The main aim of this project is to illustrate clearly all the stitch patterns from the Treasuries. If the photos are bad, the whole point is lost. In addition to the tips below, you may want to check out these excellent tutorials:
- Magic would be faster, by Caro of Split Yarn. Basic information on how to set up for taking photos of knitting, supplies needed and advice on getting the best result from your photo shoot.
- How to take detailed photos of your knitting, on wikiknitting. Seriously, check this one out! The instructions are clear and broken into sections, including one on making a lightbox – great if you can’t get natural light at the angle you want it.
Tips: How to take quality photos of your work.
Natural versus artificial:
Try to use natural light wherever possible. See how much this swatch changes when the photo is taken in an artificially lit bedroom versus outdoors (or on a windowsill), in the sunlight.
(photo of swatch indooors) (photo of swatch outdoors)
Angle of light hitting the swatch:
Important for all swatches, but in particular for highly textured patterns like cables.
Try to angle the way the light is hitting the swatch, creating shadows and highlights to make the texture POP! Don’t tilt the swatch itself!
In real terms, if you are trying to use natural light as recommended, try taking your photos late afternoon or early morning when the sun is at a lower angle in the sky. Avoid taking photos at noon, or when the sun is overhead, as this can give an effect similar to the ‘wash-out’ of a camera flash that is too bright.
If you don’t normally play with zoom, macro or white balance settings it’d be well worth digging out your camera manual/user guide and checking what it can do!
Use optical zoom only (where the lens of your camera adjusts).
Avoid digital zooming, in fact (if you can) switch it off in your camera setup menu . Digital zoom is just a kind of guesswork where the “computer” in the camera takes the photo and “zooms in”. It doesn’t really zoom in, it guesses what extra information to add and creates poor quality results.
Refer to your camera manual, or take a look at this article on the subject.
If you find that you’re bringing the camera lens quite close to your swatch, try turning on the macro mode. Take photos with it on and again with it off to compare. Choose the best ones :)
The wikiknitting article goes into more detail.
If you’re going to shoot indoors, read your camera’s manual and adjust the white balance. The white balance counteracts “colored” lighting. Think about the last time you took photos in a gymnasium – the photo probably looked ugly and really, really yellow. Adjusting the white balance will make the photo look more “correct.” It’ll keep the colors at their prime and avoid a “dull” look. Many cameras have white balance settings for sunlight, cloudy sun, tungsten, flourescent and more.
(white balanced incorrectly ) (white balanced correctly)
Pointing the camera at the swatch
- Take the photo with the cast on edge at the bottom.

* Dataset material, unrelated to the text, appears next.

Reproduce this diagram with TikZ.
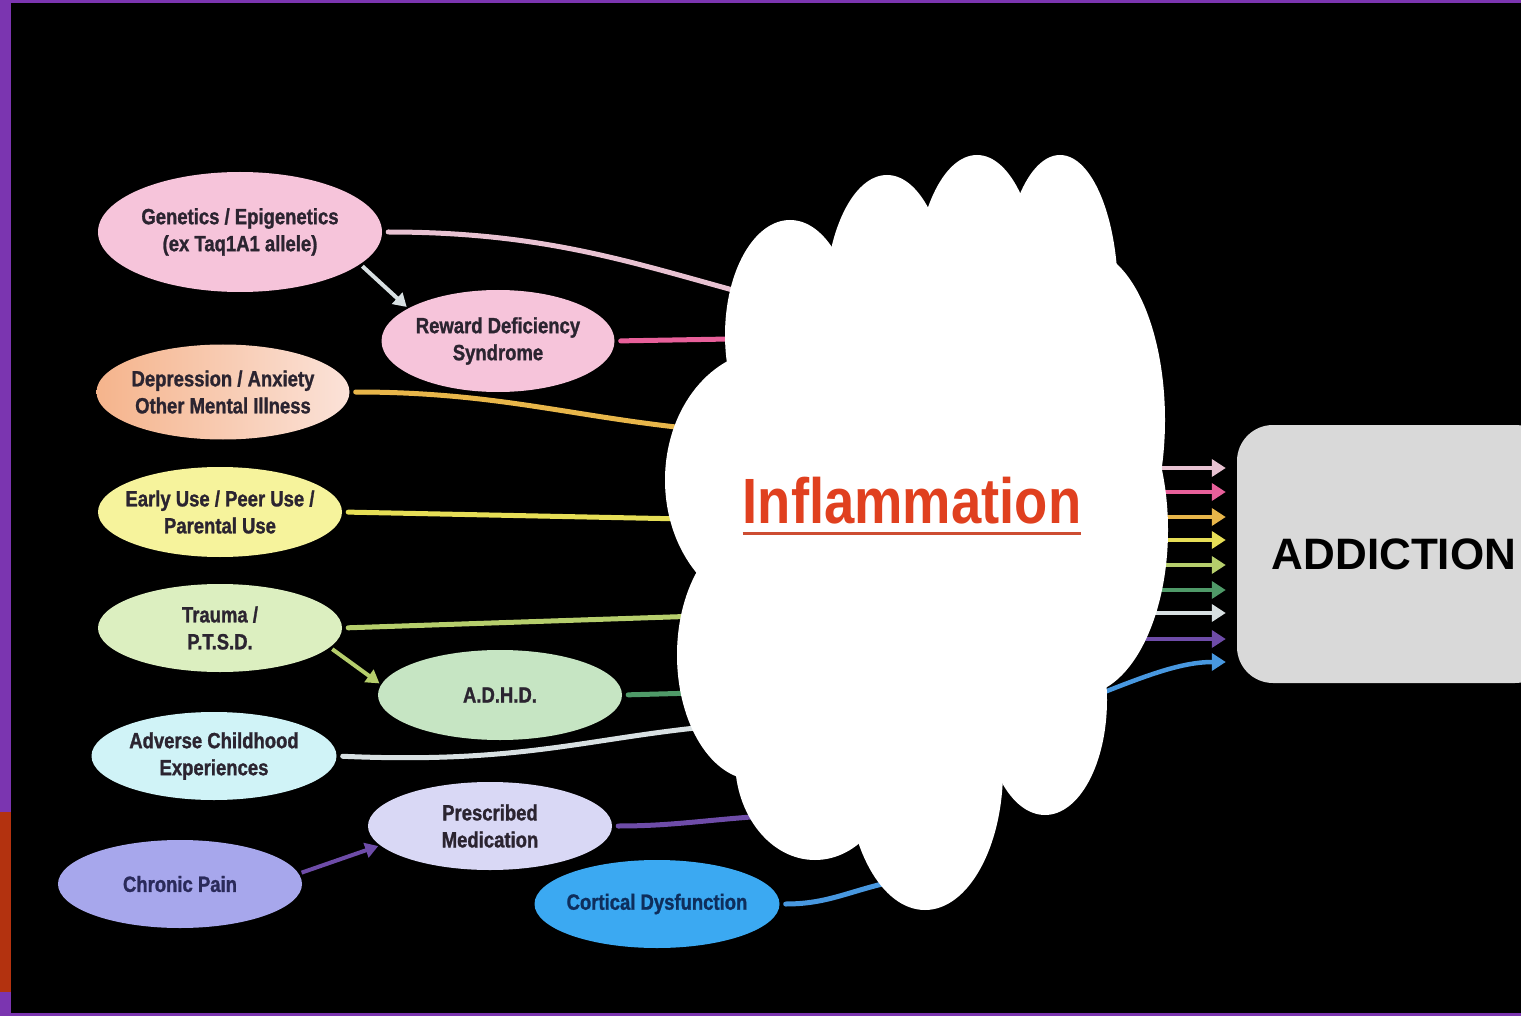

- Point the camera directly at the swatch, without angling either the camera or the swatch.
Avoid taking the photo at an extreme angle, or upside down or sideways – this will skew the stitches and distort the swatch.
- Try to frame the photo so that you only see the swatch. If you get a bunch of background to top and sides of the swatch, use the crop feature in your chosen image editing software to cut out all the extraneous stuff.